Chefs to the Field, Terra Nova Rural Park, Richmond BC. Tucked away in a quiet corner of Richmond, is Terra Nova Rural Park, home to wildlife areas, trails, heritage buildings, and a very beautifully cared for community garden which was the site of this year's Chefs to the Field event. Although the food was my first motivation to attend, the most enjoyable aspect of my visit was wandering through the expansive vegetable patches and flower beds with fork and plate in hand. My favourite food item was a succulent pseudo-pulled pork sandwich (which was not pork but instead vegetarian) offered by the charismatic Chef Tony Minichiello from NWCAV.
This celebration of local organic cuisine also included a black-box competition involving the harvest of ingredients directly from the community garden. To see twenty chefs in their white jackets picking the freshest possible greens and vegetables was a tangible expression of the seed to table philosophy which fuels organizations like the Terra Nova Schoolyard Project, run by the equally charismatic Chef Ian Lai.

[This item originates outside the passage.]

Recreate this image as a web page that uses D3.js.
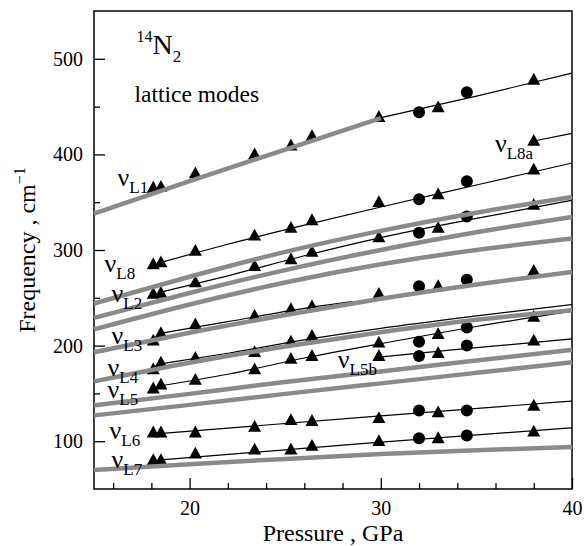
<!DOCTYPE html>
<html>
<head>
<meta charset="utf-8">
<script src="https://cdn.jsdelivr.net/npm/d3@7"></script>
<style>
	body { margin: 0; background: #fff; }
	text { font-family: "Liberation Serif", "DejaVu Serif", serif; fill: #000; }
	.tick text { font-size: 20px; }
	.tick line { stroke: #000; stroke-width: 1.3; }
	.fit { fill: none; stroke: #000; stroke-width: 1.2; }
	.calc { fill: none; stroke: #8a8a8a; stroke-width: 4.5; }
</style>
</head>
<body>
<div id="chart"></div>
<script>
// measured points: triangles and circles share these pressures (GPa)
var triPressure = [18.1, 18.5, 20.3, 23.4, 25.3, 26.4, 29.9, 33.0, 38.0]
var dotPressure = [32.0, 34.5]

var triL1  = [365, 366, 380, 400, 409, 419, 439, 449, 478]
var dotL1  = [444, 465]
var triL8a = [null, null, null, null, null, null, null, null, 414]
var triL8  = [285, 287, 299, 315, 323, 331, 350, 358, 384]
var dotL8  = [353, 372]
var triL2  = [254, 255, 266, 283, 290, 298, 313, 323, 347]
var dotL2  = [318, 335]
var triL3  = [205, 213, 222, 231, 238, 241, 254, 262, 278]
var dotL3  = [262, 269]
var triL4  = [175, 182, 187, 193, 204, 210, null, null, null]
var triL5  = [155, 159, 164, 175, 186, 189, 203, 212, 230]
var dotL5  = [204, 219]
var triL5b = [null, null, null, null, null, null, 189, 192, 205]
var dotL5b = [189, 200]
var triL6  = [109, 109, 109, 115, 122, 121, 124, 130, 137]
var dotL6  = [132, 132]
var triL7  = [80, 80, 87, 91, 91, 95, 100, 103, 110]
var dotL7  = [103, 106]

// thin black fits [pressure, frequency]
var fitL1  = [[29.9, 438], [35, 461], [40, 485]]
var fitL8a = [[38, 414], [40, 422]]
var fitL8  = [[18.5, 287], [22, 306], [26, 326], [30, 345], [35, 368], [40, 391]]
var fitL2  = [[18.5, 256], [22, 273], [26, 294], [30, 313], [35, 333], [40, 352]]
var fitL3  = [[18.5, 213], [22, 225], [26, 239], [28.5, 246]]
var fitL4  = [[18.5, 181], [22, 192], [26, 206], [30, 218], [35, 231], [40, 243]]
var fitL5  = [[18.5, 158], [22, 170], [26, 187], [30, 202], [35, 220], [40, 236]]
var fitL5b = [[29.9, 188], [34, 196], [40, 207]]
var fitL6  = [[18.5, 108], [29, 125], [40, 142]]
var fitL7  = [[18.5, 80.5], [29, 97.5], [40, 114]]

// thick grey calculated curves
var calcPressure = [15, 20, 25, 30, 35, 40]
var calcL1  = [338, 372, 405, 438, null, null]
var calcA   = [244, 272, 298, 320, 339, 355.5]
var calcB   = [229, 255, 279, 300, 318.5, 334.5]
var calcC   = [217, 243, 266, 285, 300, 312]
var calcL3  = [193, 213.5, 232, 249, 264, 277]
var calcL4  = [162.5, 182, 199, 214, 227, 237]
var calcL5a = [137.5, 149.5, 162, 173, 184.5, 195.5]
var calcL5c = [127, 138, 149.5, 160.5, 171.5, 182.5]
var calcL7  = [70, 76, 81.5, 86.5, 90.5, 94]

// mode labels, anchored in data units
var labelNames    = ["L1", "L8", "L2", "L3", "L4", "L5", "L6", "L7", "L5b", "L8a"]
var labelPressure = [16.23, 15.55, 15.92, 15.92, 15.71, 15.71, 15.81, 15.92, 27.75, 35.97]
var labelFreq     = [366.6, 277, 245.7, 201.9, 168.5, 145.6, 101.8, 71.5, 176.6, 402.7]

var xMajor = [20, 30, 40]
var xMinor = [16, 18, 22, 24, 26, 28, 32, 34, 36, 38]
var yMajor = [100, 200, 300, 400, 500]
var yMinor = [150, 250, 350, 450]

var WIDTH = 585, HEIGHT = 546
var margin = {left: 94, top: 11, right: 13, bottom: 57}

var x = d3.scaleLinear().domain([15, 40]).range([margin.left, WIDTH - margin.right])
var y = d3.scaleLinear().domain([50, 550]).range([HEIGHT - margin.bottom, margin.top])

var svg = d3.select("#chart").append("svg")
	.attr("width", WIDTH)
	.attr("height", HEIGHT)

function zipPoints(pressures, freqs){
	return pressures.map(function(p, i){ return [p, freqs[i]] })
		.filter(function(d){ return d[1] != null })
}

function buildAxes(){
	var bottom = HEIGHT - margin.bottom
	svg.append("g")
		.attr("transform", "translate(0," + bottom + ")")
		.call(d3.axisBottom(x).tickValues(xMajor).tickSize(-11).tickPadding(12).tickFormat(d3.format("d")))
		.call(function(g){ g.select(".domain").remove() })
	svg.append("g")
		.attr("transform", "translate(0," + bottom + ")")
		.call(d3.axisBottom(x).tickValues(xMinor).tickSize(-6).tickFormat(""))
		.call(function(g){ g.select(".domain").remove() })
	svg.append("g")
		.attr("transform", "translate(" + margin.left + ",0)")
		.call(d3.axisLeft(y).tickValues(yMajor).tickSize(-11).tickPadding(11).tickFormat(d3.format("d")))
		.call(function(g){ g.select(".domain").remove() })
	svg.append("g")
		.attr("transform", "translate(" + margin.left + ",0)")
		.call(d3.axisLeft(y).tickValues(yMinor).tickSize(-6).tickFormat(""))
		.call(function(g){ g.select(".domain").remove() })

	svg.append("rect")
		.attr("x", margin.left)
		.attr("y", margin.top)
		.attr("width", WIDTH - margin.left - margin.right)
		.attr("height", HEIGHT - margin.top - margin.bottom)
		.attr("fill", "none")
		.attr("stroke", "#000")
		.attr("stroke-width", 1.5)

	svg.append("text")
		.attr("x", (margin.left + WIDTH - margin.right) / 2)
		.attr("y", 541)
		.attr("text-anchor", "middle")
		.style("font-size", "24px")
		.text("Pressure , GPa")

	var ytitle = svg.append("text")
		.attr("transform", "translate(35," + ((margin.top + bottom) / 2) + ") rotate(-90)")
		.attr("text-anchor", "middle")
		.style("font-size", "24px")
	ytitle.append("tspan").text("Frequency , cm")
	ytitle.append("tspan").attr("dy", -10).style("font-size", "16px").text("−1")
}

function buildFits(){
	var line = d3.line()
		.x(function(d){ return x(d[0]) })
		.y(function(d){ return y(d[1]) })
		.curve(d3.curveMonotoneX)

	var fits = [fitL1, fitL8a, fitL8, fitL2, fitL3, fitL4, fitL5, fitL5b, fitL6, fitL7]
	svg.selectAll(".fit")
		.data(fits)
		.enter()
		.append("path")
		.attr("class", "fit")
		.attr("d", line)
}

function buildMarkers(){
	var tris = [triL1, triL8a, triL8, triL2, triL3, triL4, triL5, triL5b, triL6, triL7]
	var dots = [dotL1, dotL8, dotL2, dotL3, dotL5, dotL5b, dotL6, dotL7]

	var triData = []
	tris.forEach(function(t){ triData = triData.concat(zipPoints(triPressure, t)) })
	var dotData = []
	dots.forEach(function(t){ dotData = dotData.concat(zipPoints(dotPressure, t)) })

	svg.selectAll(".tri")
		.data(triData)
		.enter()
		.append("path")
		.attr("class", "tri")
		.attr("d", "M0,-7L6.5,4.8L-6.5,4.8Z")
		.attr("transform", function(d){ return "translate(" + x(d[0]) + "," + y(d[1]) + ")" })
		.attr("fill", "#000")

	svg.selectAll(".dot")
		.data(dotData)
		.enter()
		.append("circle")
		.attr("class", "dot")
		.attr("cx", function(d){ return x(d[0]) })
		.attr("cy", function(d){ return y(d[1]) })
		.attr("r", 6)
		.attr("fill", "#000")
}

function buildCalc(){
	var line = d3.line()
		.defined(function(d){ return d[1] != null })
		.x(function(d){ return x(d[0]) })
		.y(function(d){ return y(d[1]) })
		.curve(d3.curveNatural)

	var calcs = [calcL1, calcA, calcB, calcC, calcL3, calcL4, calcL5a, calcL5c, calcL7]
	svg.selectAll(".calc")
		.data(calcs.map(function(c){ return zipPoints(calcPressure, c) }))
		.enter()
		.append("path")
		.attr("class", "calc")
		.attr("d", line)
}

function buildLabels(){
	var labels = svg.selectAll(".modeLabel")
		.data(labelNames)
		.enter()
		.append("text")
		.attr("class", "modeLabel")
		.attr("x", function(d, i){ return x(labelPressure[i]) })
		.attr("y", function(d, i){ return y(labelFreq[i]) })
		.style("font-size", "26px")
	labels.append("tspan").text("ν")
	labels.append("tspan")
		.attr("dy", 7)
		.style("font-size", "17px")
		.text(function(d){ return d })

	var n2 = svg.append("text")
		.attr("x", x(17.28) - 1)
		.attr("y", y(505.3))
	n2.append("tspan").attr("dy", -12).style("font-size", "16px").text("14")
	n2.append("tspan").attr("dy", 12).style("font-size", "28px").text("N")
	n2.append("tspan").attr("dy", 8).style("font-size", "17px").text("2")

	svg.append("text")
		.attr("x", x(17.12))
		.attr("y", y(454.8))
		.style("font-size", "23.5px")
		.text("lattice modes")
}

buildAxes()
buildFits()
buildMarkers()
buildCalc()
buildLabels()
</script>
</body>
</html>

My dad's garden. Although my thumbs are only a pale shade of green, my dad has always been the most prolific and attentive amateur vegetable farmer I know. My earliest memories involve summer afternoons picking cherry tomatoes, digging up potatoes, giggling at odd shaped carrots, and wondering how compost was magically made. Because of age, he has slowed down in recent years but his crops still include asparagus, beans, beets, blueberries, carrots, chives, corn, cucumbers, gai-lan plus other chinese greens, green onion, numerous varieties of lettuce, peas, potatoes, radishes, several varieties of squash, many varieties of tomatoes, watercress, and zucchini. The most unusual item he attempted to grow one year was cantaloupe; needless to say, the climate here is not ideal for cantaloupe and only one golfball sized melon was harvested!

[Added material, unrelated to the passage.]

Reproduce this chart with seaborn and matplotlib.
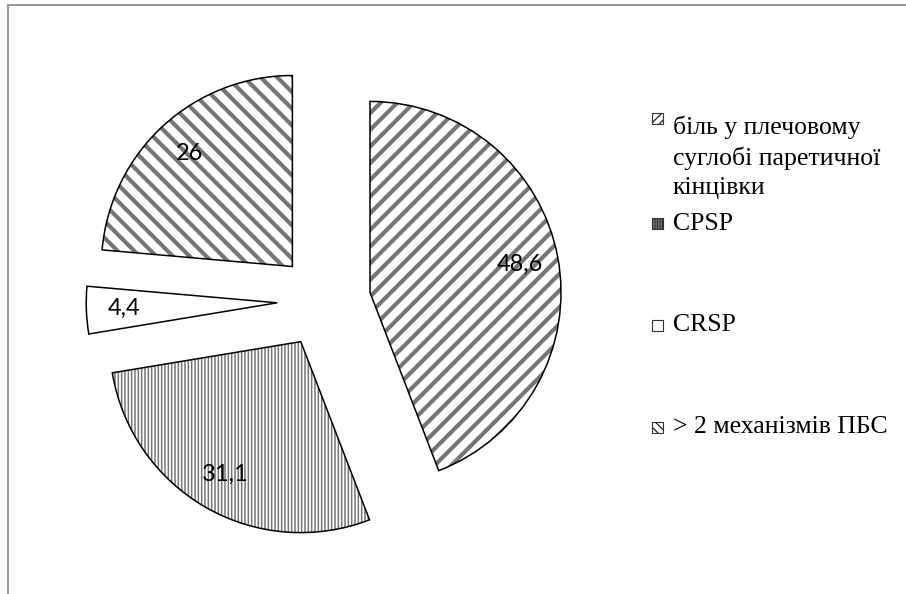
import matplotlib.pyplot as plt
import matplotlib.patches as mpatches
from matplotlib.lines import Line2D
import seaborn as sns

# ── Datos ─────────────────────────────────────────────────────
categorias = ['біль у плечовому\nсуглобі паретичної\nкінцівки', 'CPSP', 'CRSP', '> 2 механізмів ПБС']
valores = [48.6, 31.1, 4.4, 26]
etiquetas = ['48,6', '31,1', '4,4', '26']

# ── Estilo ────────────────────────────────────────────────────
sns.set_theme(style='white')
plt.rcParams.update({
    'figure.facecolor': 'white',
    'font.family': ['Liberation Serif', 'DejaVu Serif'],
})

ANCHO, ALTO = 906, 594
RADIO_PX = 191
CX, CY = 324, 301          # centro del pie en píxeles (desde arriba)

tramas = ['//', '|||||', '', '\\\\']
grosor_trama = [3.0, 1.1, 1.0, 3.0]
explosion = [0.245] * len(valores)

fig = plt.figure(figsize=(ANCHO / 100, ALTO / 100), dpi=100)
ax = fig.add_axes([0, 0, 1, 1])

# pie con tramas (relleno)
it = iter(etiquetas)
cunas, _, autotextos = ax.pie(
    valores, explode=explosion, startangle=90, counterclock=False, radius=1,
    autopct=lambda p: next(it), pctdistance=0.8,
    wedgeprops=dict(facecolor='white', edgecolor='#767676', linewidth=0),
    textprops=dict(family=['Lato', 'DejaVu Sans'], fontsize=17, color='black'),
)
for cuna, trama, lw in zip(cunas, tramas, grosor_trama):
    cuna.set_hatch(trama)
    if hasattr(cuna, 'set_hatch_linewidth'):
        cuna.set_hatch_linewidth(lw)

# contorno negro
ax.pie(valores, explode=explosion, startangle=90, counterclock=False, radius=1,
       wedgeprops=dict(fill=False, edgecolor='black', linewidth=1.1))

ax.set_aspect('auto')
ax.set_xlim(-CX / RADIO_PX, (ANCHO - CX) / RADIO_PX)
ax.set_ylim(-(ALTO - CY) / RADIO_PX, CY / RADIO_PX)
ax.axis('off')

# ── Leyenda manual ────────────────────────────────────────────
INTERLINEA = 30            # px entre líneas del texto de la leyenda
base_txt = [134, 230, 331, 433]     # línea base de la primera línea
top_marca = [113, 218, 320, 422]
for cat, trama, yb, ym in zip(categorias, tramas, base_txt, top_marca):
    marca = mpatches.Rectangle((652 / ANCHO, 1 - (ym + 11) / ALTO), 11 / ANCHO, 11 / ALTO,
                               transform=fig.transFigure, facecolor='white',
                               edgecolor='#333333', linewidth=0.8, hatch=trama * 2)
    fig.add_artist(marca)
    y_ultima = yb + cat.count('\n') * INTERLINEA
    fig.text(673 / ANCHO, 1 - y_ultima / ALTO, cat, fontsize=18.5, va='baseline', ha='left',
             linespacing=1.4, color='black')

# marco gris (solo arriba e izquierda)
fig.add_artist(Line2D([8 / ANCHO, 1], [1 - 5 / ALTO, 1 - 5 / ALTO],
                      transform=fig.transFigure, color='#9a9a9a', lw=1.5))
fig.add_artist(Line2D([8 / ANCHO, 8 / ANCHO], [0, 1 - 5 / ALTO],
                      transform=fig.transFigure, color='#9a9a9a', lw=1.5))

fig.savefig('out.png', dpi=100)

Westham Island Herb Farm, Ladner BC. Today, my friend Michelle and I shared a lovely afternoon exploring this quaint local farm located on Westham Island which sits at the mouth of the Fraser River. I bought a bag of potatoes, green beans, onion, garlic, and blueberries. Buying produce direct from the farmer is a unique experience and as an urban dweller, a somewhat rare opportunity. Undoubtedly, it is easier (but not necessarily cheaper) to stop by your neighbourhood supermarket to pick up produce which was grown on a different continent. Making the effort to seek out local producers is the challenge and luckily, it is becoming not only more available, but also more appealing to do so, especially when the local summer harvest is so abundant and irresistible!